- _Source excerpt_
:::::

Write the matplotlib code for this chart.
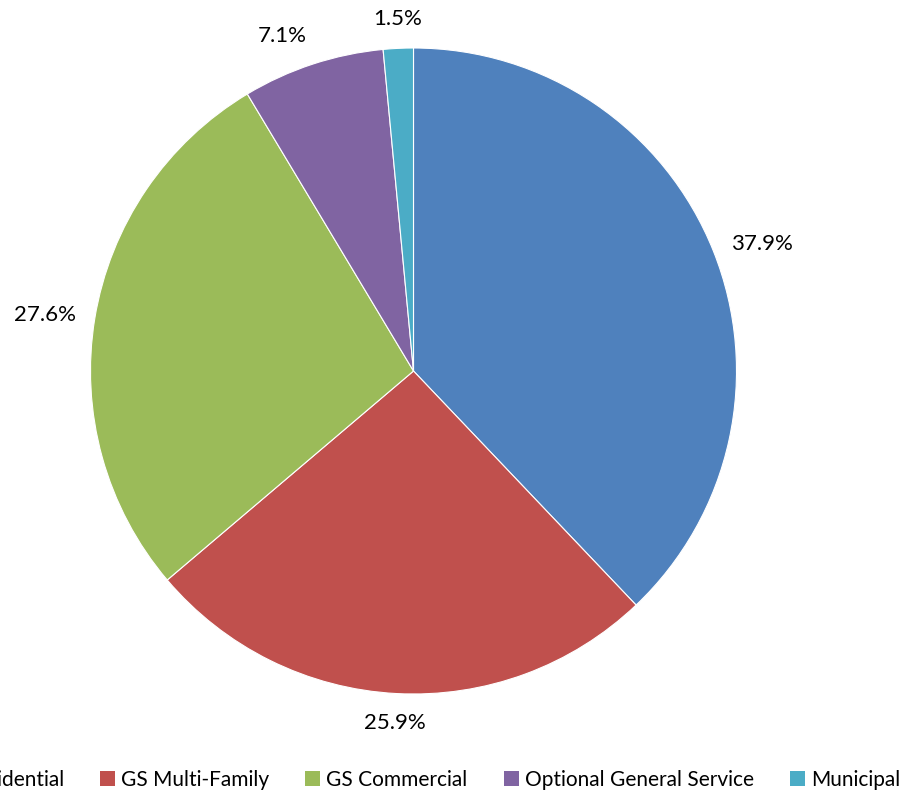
import matplotlib
matplotlib.use("Agg")
import matplotlib.pyplot as plt
import numpy as np
from matplotlib.patches import Patch

categories = ["Residential", "GS Multi-Family", "GS Commercial", "Optional General Service", "Municipal"]
values = [37.9, 25.9, 27.6, 7.1, 1.5]
labels = ["37.9%", "25.9%", "27.6%", "7.1%", "1.5%"]
colors = ["#4F81BD", "#C0504D", "#9BBB59", "#8064A2", "#4BACC6"]

plt.rcParams['font.family'] = ['Lato', 'DejaVu Sans']

W, H = 905, 793
fig = plt.figure(figsize=(W / 100, H / 100), dpi=100)
cx, cy, r = 413.5, 371, 323
ax = fig.add_axes([(cx - r) / W, (H - cy - r) / H, 2 * r / W, 2 * r / H])
wedges, _ = ax.pie(values, colors=colors, startangle=90, counterclock=False, radius=1,
                   wedgeprops=dict(edgecolor='white', linewidth=0.8))
ax.set_xlim(-1, 1)
ax.set_ylim(-1, 1)
ax.axis('off')

for w, lab in zip(wedges, labels):
    ang = np.deg2rad((w.theta1 + w.theta2) / 2)
    c, s = np.cos(ang), np.sin(ang)
    ha = 'left' if c > 0.3 else ('right' if c < -0.3 else 'center')
    va = 'bottom' if s > 0.5 else ('top' if s < -0.5 else 'center')
    ax.text(1.06 * c, 1.06 * s, lab, ha=ha, va=va,
            fontsize=16, color='black', clip_on=False)

handles = [Patch(facecolor=c, edgecolor='none') for c in colors]
fig.legend(handles, categories, loc='center right', bbox_to_anchor=(900 / W, 1 - 780 / H),
           ncol=5, frameon=False, fontsize=15, handlelength=0.72, handleheight=0.72,
           handletextpad=0.29, columnspacing=1.73, borderpad=0, borderaxespad=0)

fig.savefig("out.png", dpi=100)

:::::

- _What to work on_
Print the data above verbatim from the first line through the line holding "ax.axis('off')", leaving every picture out.

- _Answer to this problem_
Write the matplotlib code for this chart.
import matplotlib
matplotlib.use("Agg")
import matplotlib.pyplot as plt
import numpy as np
from matplotlib.patches import Patch

categories = ["Residential", "GS Multi-Family", "GS Commercial", "Optional General Service", "Municipal"]
values = [37.9, 25.9, 27.6, 7.1, 1.5]
labels = ["37.9%", "25.9%", "27.6%", "7.1%", "1.5%"]
colors = ["#4F81BD", "#C0504D", "#9BBB59", "#8064A2", "#4BACC6"]

plt.rcParams['font.family'] = ['Lato', 'DejaVu Sans']

W, H = 905, 793
fig = plt.figure(figsize=(W / 100, H / 100), dpi=100)
cx, cy, r = 413.5, 371, 323
ax = fig.add_axes([(cx - r) / W, (H - cy - r) / H, 2 * r / W, 2 * r / H])
wedges, _ = ax.pie(values, colors=colors, startangle=90, counterclock=False, radius=1,
                   wedgeprops=dict(edgecolor='white', linewidth=0.8))
ax.set_xlim(-1, 1)
ax.set_ylim(-1, 1)
ax.axis('off')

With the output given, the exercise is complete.